Banking Sector Reforms

Allowing corporate houses in banking

Note4Students

From UPSC perspective, the following things are important :

Prelims level: NBFCs

Mains level: Paper 3- Banking regulation and allowing corporate houses to own banks

The article argues against the suggestion of allowing the corporate houses in the banking sector in India.

Context

  • An Internal Working Group of the Reserve Bank of India (RBI) has recommended that corporate houses be given bank licences.

Background of the idea

  • In February 2013, the RBI had issued guidelines that permitted corporate and industrial houses to apply for a banking licence.
  • No corporate was ultimately given a bank licence.
  • None of the applicants had met ‘fit and proper’ criteria.
  • In 2014, the RBI restored the long-standing prohibition on the entry of corporate houses into banking.
  • The RBI’s position on the subject has remained unchanged since 2014.

Advantages

  • Corporate houses will bring capital and expertise to banking.
  • Moreover, not many jurisdictions worldwide bar corporate houses from banking.

Risks involved

  • As the report notes, the main concerns are interconnected lending, concentration of economic power and exposure of the safety net provided to banks
  • Corporate houses can easily turn banks into a source of funds for their own businesses.
  • In addition, they can ensure that funds are directed to their cronies.
  • They can use banks to provide finance to customers and suppliers of their businesses.
  • Adding a bank to a corporate house thus means an increase in concentration of economic power.
  • Not least, banks owned by corporate houses will be exposed to the risks of the non-bank entities of the group.
  • If the non-bank entities get into trouble, sentiment about the bank owned by the corporate house is bound to be impacted.

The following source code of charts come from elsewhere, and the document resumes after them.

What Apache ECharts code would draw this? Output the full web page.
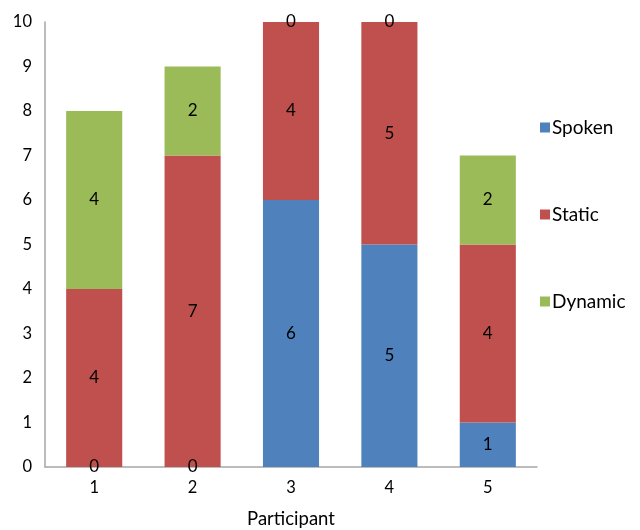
<!DOCTYPE html>
<html><head><meta charset="utf-8">
<script src="https://cdn.jsdelivr.net/npm/echarts@6/dist/echarts.min.js"></script>
<style>html,body{margin:0;padding:0;background:#fff}#c{width:640px;height:530px}</style>
</head><body><div id="c"></div>
<script>
const categories = ['1','2','3','4','5'];
const spoken = [0,0,6,5,1];
const staticV = [4,7,4,5,4];
const dynamic = [4,2,0,0,2];
const yTicks = {min:0, max:10, interval:1};
const FONT = 'Lato';
const chart = echarts.init(document.getElementById('c'));
const lbl = {show:true, position:'inside', color:'#000', fontSize:17, fontFamily:FONT};
function ser(name, data, color){
  return {name, type:'bar', stack:'a', data, barWidth:'57%', itemStyle:{color}, label:lbl};
}
chart.setOption({
  animation:false,
  grid:{left:45, right:103, top:22, bottom:63, containLabel:false, outerBoundsMode:'none'},
  legend:{orient:'vertical', left:535, top:113, itemGap:68, itemWidth:10, itemHeight:10, icon:'rect',
    textStyle:{fontSize:19, fontFamily:FONT, color:'#000', padding:[0,0,0,-3]},
    data:['Spoken','Static','Dynamic']},
  xAxis:{type:'category', data:categories, name:'Participant', nameLocation:'middle', nameGap:43,
    nameTextStyle:{fontSize:18.5, fontFamily:FONT, color:'#000'},
    axisLine:{lineStyle:{color:'#a6a6a6', width:1.5}}, axisTick:{show:false},
    axisLabel:{fontSize:16.5, fontFamily:FONT, color:'#000', margin:12}},
  yAxis:{type:'value', min:yTicks.min, max:yTicks.max, interval:yTicks.interval,
    axisLine:{show:true, lineStyle:{color:'#a6a6a6', width:1.5}}, axisTick:{show:false}, splitLine:{show:false},
    axisLabel:{fontSize:16.5, fontFamily:FONT, color:'#000', margin:13}},
  series:[ser('Spoken', spoken, '#4f81bd'), ser('Static', staticV, '#c0504d'), ser('Dynamic', dynamic, '#9bbb59')]
});
</script></body></html>
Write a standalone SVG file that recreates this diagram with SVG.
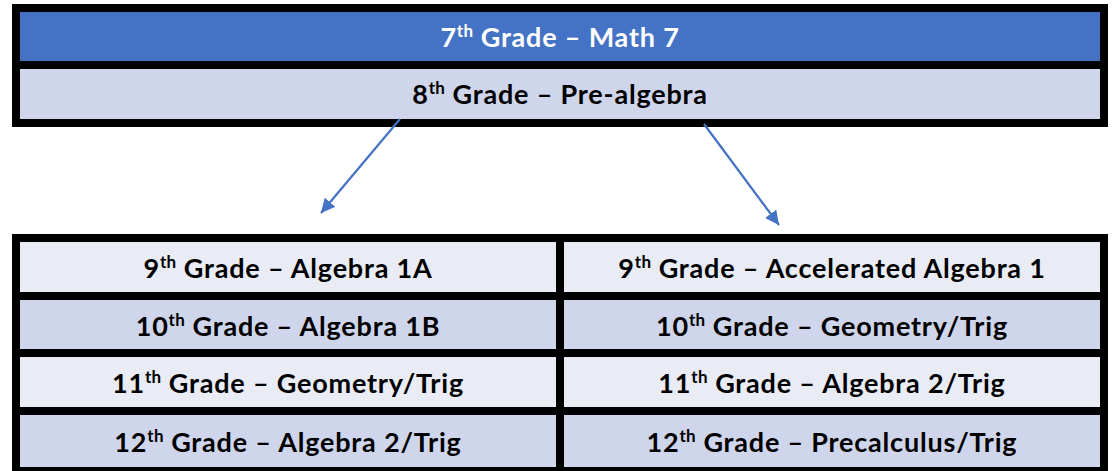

Suggestion by IWG and issues with them

  • The Internal Working Group (IWG) believes that before corporate houses are allowed to enter banking, the RBI must be equipped with a legal framework to deal with interconnected lending and a mechanism to effectively supervise conglomerates that venture into banking.
  • But there are following 4 issues with such suggestion-
  • 1) Tracing interconnected lending will be a challenge.
  • 2)The RBI can only react to interconnected lending ex-post, that is, after substantial exposure to the entities of the corporate house has happened.
  • It is unlikely to be able to prevent such exposure.
  • 3) Any action that the RBI may take in response could cause a flight of deposits from the bank concerned and precipitate its failure.
  • 4) Pitting the regulator against powerful corporate houses could end up damaging the regulator.

Issues in allowing NBFC owning corporate house in banking

  • Under the present policy, NBFCs with a successful track record of 10 years are allowed to convert themselves into banks.
  • The Internal Working Group believes that NBFCs owned by corporate houses should be eligible for such conversion.
  • This promises to be an easier route for the entry of corporate houses into banking.
  • The Internal Working Group argues that corporate-owned NBFCs have been regulated for a while.
  • However, there is a world of difference between a corporate house owning an NBFC and one owning a bank.
  • Bank ownership provides access to a public safety net whereas NBFC ownership does not.
  • The reach and clout that bank ownership provides are vastly superior to that of an NBFC.
  • The objections that apply to a corporate house with no presence in bank-like activities are equally applicable to corporate houses that own NBFCs.

Consider the question “What are the concerns and challenges in allowing the corporate houses in the banking sector in India?” 

Conclusion

India’s banking sector needs reform but corporate houses owning banks hardly qualifies as one. If the record of over-leveraging in the corporate world in recent years is anything to go by, the entry of corporate houses into banking is the road to perdition.